Enquanto isso, os que de fato derrubaram um governo legítimo, mergulhando milhões de brasileiros na miséria e saqueando o Estado em favor de interesses estrangeiros, permanecem livres, elegantes, circulando com naturalidade por coquetéis, lamentavelmente não-molotovs, entre Brasília e Miami.

Enquanto os agentes do golpe de 2016 não forem julgados e punidos, a democracia brasileira continuará sendo um castelo de cartas à mercê do vento. Temer e seu exército de conspiradores são o verdadeiro núcleo do problema. Bolsonaro não é causa, mas consequência. Não é arquiteto, mas pedreiro de obra pronta. Sem punir 2016, não haverá paz democrática.

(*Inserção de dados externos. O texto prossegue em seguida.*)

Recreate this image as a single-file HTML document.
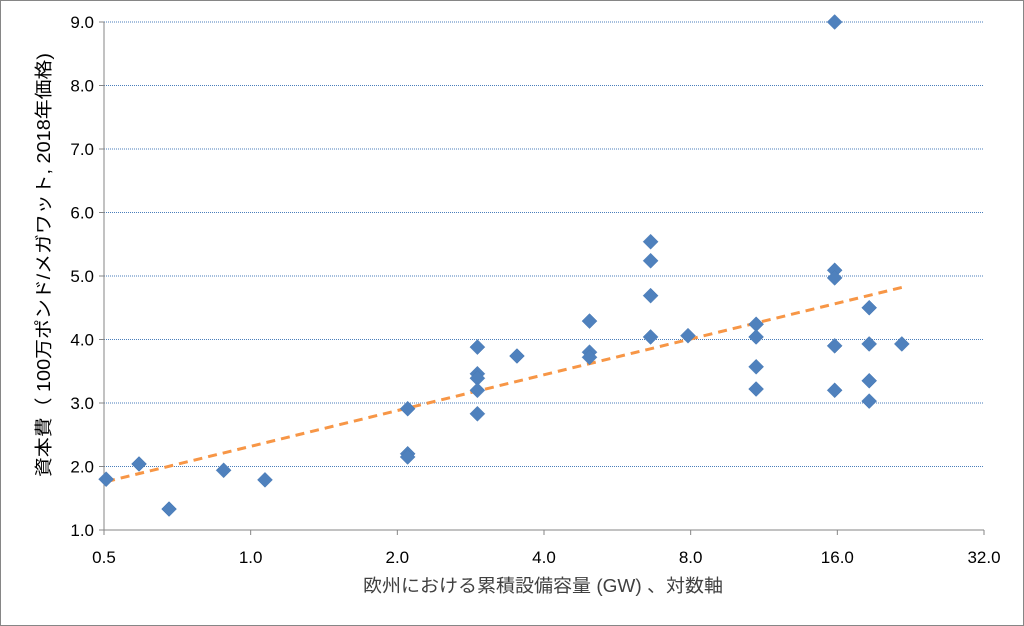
<!DOCTYPE html>
<html><head><meta charset="utf-8"><style>
body{margin:0;background:#fff;}
svg{display:block;font-family:"Liberation Sans","Noto Sans CJK JP",sans-serif;}
</style></head><body>
<svg id="chart" width="1024" height="626" viewBox="0 0 1024 626">
<rect x="0.5" y="0.5" width="1023" height="625" fill="#fff" stroke="#868686"/>
<g id="grid"></g><g id="axes"></g><g id="trend"></g><g id="pts"></g>
<text x="543" y="592" font-size="18" fill="#404040" text-anchor="middle" textLength="360" lengthAdjust="spacingAndGlyphs">欧州における累積設備容量 (GW) 、対数軸</text>
<text transform="translate(50,265) rotate(-90)" font-size="18" fill="#000" text-anchor="middle" textLength="424" lengthAdjust="spacingAndGlyphs">資本費（ 100万ポンド/メガワット, 2018年価格)</text>
</svg>
<script>
const xVals=[0.505,0.59,0.68,0.88,1.07,2.1,2.1,2.1,2.92,2.92,2.92,2.92,2.92,3.52,4.96,4.96,4.96,6.62,6.62,6.62,6.62,7.9,10.9,10.9,10.9,10.9,15.8,15.8,15.8,15.8,15.8,18.6,18.6,18.6,18.6,21.7];
const yVals=[1.80,2.04,1.33,1.94,1.79,2.91,2.20,2.15,3.88,3.46,3.39,3.20,2.83,3.74,4.29,3.80,3.72,5.54,5.24,4.69,4.04,4.06,4.24,4.04,3.57,3.22,9.0,5.09,4.97,3.90,3.20,4.50,3.93,3.35,3.03,3.93];
const xTicks=[0.5,1.0,2.0,4.0,8.0,16.0,32.0];
const yTicks=[1,2,3,4,5,6,7,8,9];
const X0=104,X1=984,Y0=530,Y1=22;
const sx=v=>X0+(Math.log2(v)-Math.log2(0.5))/(Math.log2(32)-Math.log2(0.5))*(X1-X0);
const sy=v=>Y0-(v-1)/(9-1)*(Y0-Y1);
const NS="http://www.w3.org/2000/svg";
function mk(tag,parent,attrs){const e=document.createElementNS(NS,tag);for(const k in attrs)e.setAttribute(k,attrs[k]);document.getElementById(parent).appendChild(e);return e;}
yTicks.forEach(t=>{
  const y=sy(t);
  if(t>1){const l=mk('line','grid',{x1:X0,x2:X1,y1:y,y2:y,stroke:'#4a7ebb','stroke-width':1,'stroke-dasharray':'1 1'});
  
  }
  const tk=mk('line','axes',{x1:X0-5,x2:X0,y1:y,y2:y,stroke:'#868686'});
  
  
  const tx=mk('text','axes',{x:X0-10,y:y+6,'font-size':17,fill:'#000','text-anchor':'end'});
  tx.textContent=t.toFixed(1);
  
  
});
xTicks.forEach(t=>{
  const x=sx(t);
  const tk=mk('line','axes',{x1:x,x2:x,y1:Y0,y2:Y0+5,stroke:'#868686'});
  
  
  const tx=mk('text','axes',{x:x,y:Y0+33,'font-size':17,fill:'#000','text-anchor':'middle'});
  tx.textContent=t.toFixed(1);
  
  
});
const ya=mk('line','axes',{x1:X0,x2:X0,y1:Y1,y2:Y0,stroke:'#868686'});


const xa=mk('line','axes',{x1:X0,x2:X1,y1:Y0,y2:Y0,stroke:'#868686'});


const lx=xVals.map(v=>Math.log(v));const n=lx.length;
const mx=lx.reduce((a,b)=>a+b)/n,my=yVals.reduce((a,b)=>a+b)/n;
let sxy=0,sxx=0;lx.forEach((v,i)=>{sxy+=(v-mx)*(yVals[i]-my);sxx+=(v-mx)*(v-mx);});
const b=sxy/sxx,a=my-b*mx;
const xmin=Math.min(...xVals),xmax=Math.max(...xVals);
const tl=mk('line','trend',{x1:sx(xmin),y1:sy(a+b*Math.log(xmin)),x2:sx(xmax),y2:sy(a+b*Math.log(xmax)),stroke:'#f79646','stroke-width':3,'stroke-dasharray':'9 6'});


xVals.forEach((v,i)=>{
  const cx=sx(v),cy=sy(yVals[i]),r=7.5;
  const p=mk('polygon','pts',{points:`${cx},${cy-r} ${cx+r},${cy} ${cx},${cy+r} ${cx-r},${cy}`,fill:'#4f81bd',stroke:'#4a7ab5','stroke-width':0.5});
  
  
});
</script>
</body></html>
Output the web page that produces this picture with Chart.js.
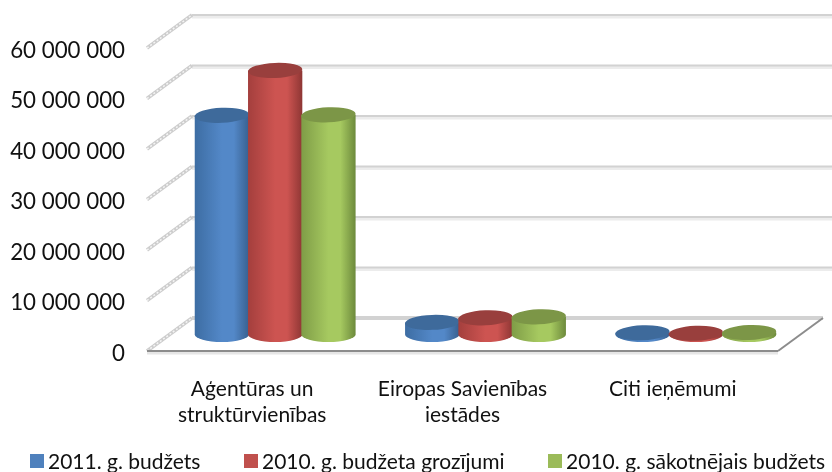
<!DOCTYPE html>
<html>
<head>
<meta charset="utf-8">
<script src="https://cdn.jsdelivr.net/npm/chart.js@4"></script>
<style>
  html, body { margin: 0; background: #fff; }
  #wrap { position: relative; width: 832px; height: 472px; overflow: hidden; }
  #legend { position: absolute; left: 30px; top: 448px; display: flex; font: 21px Lato, sans-serif; color: #111; white-space: nowrap; }
  #legend span.item { display: flex; align-items: center; margin-right: 43.5px; }
  #legend i { width: 14px; height: 14px; margin-right: 4px; display: block; }
</style>
</head>
<body>
<div id="wrap">
  <canvas id="chart" width="832" height="472"></canvas>
  <div id="legend"></div>
</div>
<script>
const categories = [["Aģentūras un", "struktūrvienības"], ["Eiropas Savienības", "iestādes"], "Citi ieņēmumi"];
const seriesNames = ["2011. g. budžets", "2010. g. budžeta grozījumi", "2010. g. sākotnējais budžets"];
const budget2011 = [43400000, 2400000, 350000];
const amended2010 = [52300000, 3300000, 250000];
const initial2010 = [43500000, 3500000, 400000];

// [legend, dark edge, highlight, far edge, top cap]
const palette = [
  ["#4f81bd", "#3d6da3", "#5388c8", "#38608f", "#3e6a9b"],
  ["#c0504d", "#a43f3d", "#cd5451", "#8e3634", "#993f3d"],
  ["#9bbb59", "#7f9d47", "#a6c960", "#6d8a3c", "#7c9647"],
];

// how far the back wall sits from the front of the 3D box
const depthX = 45;
const depthY = -33;

function drawLine(ctx, x1, y1, x2, y2, color, width, dash) {
  ctx.save();
  ctx.beginPath();
  ctx.setLineDash(dash || []);
  ctx.strokeStyle = color;
  ctx.lineWidth = width;
  ctx.moveTo(x1, y1);
  ctx.lineTo(x2, y2);
  ctx.stroke();
  ctx.restore();
}

const box3d = {
  id: "box3d",
  beforeDatasetsDraw(chart) {
    const { ctx, chartArea, scales } = chart;
    const { left, right } = chartArea;

    scales.y.ticks.forEach((tick) => {
      const y = scales.y.getPixelForValue(tick.value);
      // wall line with its soft shadow
      if (tick.value > 0) {
        drawLine(ctx, left + depthX, y + depthY + 2, right + depthX + 9, y + depthY + 2, "#ececec", 3);
        drawLine(ctx, left + depthX, y + depthY, right + depthX + 9, y + depthY, "#d2d2d2", 2);
      }
      // side wall line, grainy in the original
      drawLine(ctx, left, y, left + depthX, y + depthY, "#cdcdcd", 3.5);
      drawLine(ctx, left, y, left + depthX, y + depthY, "#f4f4f4", 1.5, [2, 2]);
    });

    // floor
    const y0 = scales.y.getPixelForValue(0);
    drawLine(ctx, left + depthX, y0 + depthY, right + depthX, y0 + depthY, "#d2d2d2", 4);
    drawLine(ctx, left, y0 + 2, right, y0 + 2, "#e6e6e6", 3);
    drawLine(ctx, left, y0, right, y0, "#8c8c8c", 2);
    drawLine(ctx, right, y0, right + depthX, y0 + depthY, "#8c8c8c", 2);
  },
  afterDatasetsDraw(chart) {
    const { ctx } = chart;
    chart.data.datasets.forEach((ds, i) => {
      const colors = palette[i];
      chart.getDatasetMeta(i).data.forEach((bar) => {
        const w = bar.width / 2 + 0.5;
        const cx = bar.x + depthX / 2 + 0.5;
        const top = bar.y + depthY / 2;
        const bottom = bar.base + depthY / 2;
        const ry = 7.5;

        const grad = ctx.createLinearGradient(cx - w, 0, cx + w, 0);
        grad.addColorStop(0, colors[1]);
        grad.addColorStop(0.5, colors[2]);
        grad.addColorStop(0.72, colors[2]);
        grad.addColorStop(1, colors[3]);

        ctx.save();
        ctx.filter = "blur(0.5px)";
        ctx.fillStyle = grad;
        ctx.beginPath();
        ctx.ellipse(cx, bottom, w, ry, 0, 0, Math.PI);
        ctx.lineTo(cx - w, top);
        ctx.lineTo(cx + w, top);
        ctx.closePath();
        ctx.fill();

        ctx.fillStyle = colors[4];
        ctx.beginPath();
        ctx.ellipse(cx, top, w, ry, -0.04, 0, Math.PI * 2);
        ctx.fill();
        ctx.restore();
      });
    });
  },
};

const values = [budget2011, amended2010, initial2010];

new Chart(document.getElementById("chart"), {
  type: "bar",
  data: {
    labels: categories,
    datasets: seriesNames.map((name, i) => ({
      label: name,
      data: values[i],
      backgroundColor: "transparent",
      categoryPercentage: 0.76,
      barPercentage: 1,
    })),
  },
  options: {
    responsive: false,
    animation: false,
    layout: { padding: { top: 48, right: 54, bottom: 42, left: 0 } },
    plugins: { legend: { display: false }, tooltip: { enabled: false } },
    scales: {
      x: {
        grid: { display: false },
        border: { display: false },
        afterFit(scale) { scale.height = 79; },
        ticks: {
          color: "#111",
          font: { family: "Lato", size: 21, lineHeight: 1.24 },
          padding: 17,
          maxRotation: 0,
          autoSkip: false,
        },
      },
      y: {
        min: 0,
        max: 60000000,
        grid: { display: false },
        border: { display: false },
        afterFit(scale) { scale.width = 147; },
        ticks: {
          stepSize: 10000000,
          color: "#111",
          padding: 14,
          labelOffset: 2.5,
          font: { family: "Lato", size: 22.3 },
          callback: (v) => String(v).replace(/\B(?=(\d{3})+$)/g, " "),
        },
      },
    },
  },
  plugins: [box3d],
});

const legend = document.getElementById("legend");
seriesNames.forEach((name, i) => {
  const item = document.createElement("span");
  item.className = "item";
  item.innerHTML = `<i style="background:${palette[i][0]}"></i>${name}`;
  legend.appendChild(item);
});
</script>
</body>
</html>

Prender Bolsonaro sem tocar em Temer e seus cúmplices é como condenar o ladrão de galinhas e condecorar o assaltante do Banco Central. É chamar de justiça o que não passa de encenação, deixando o crime original intacto, pronto para ser repetido.

No fim das contas, a frase de Bananinha vale mais do que qualquer relatório da Polícia Federal: “Você falaria isso do Temer?”

Sim, Eduardo. Falaremos. E esperamos ser ouvidos. Falaremos até que o país desperte e compreenda que, sem extirpar o golpe de 2016 e seus beneficiários, nenhuma eleição, nenhum Lula, nenhum Xandão, nenhuma prisão, nenhum PIX apreendido salvará a democracia.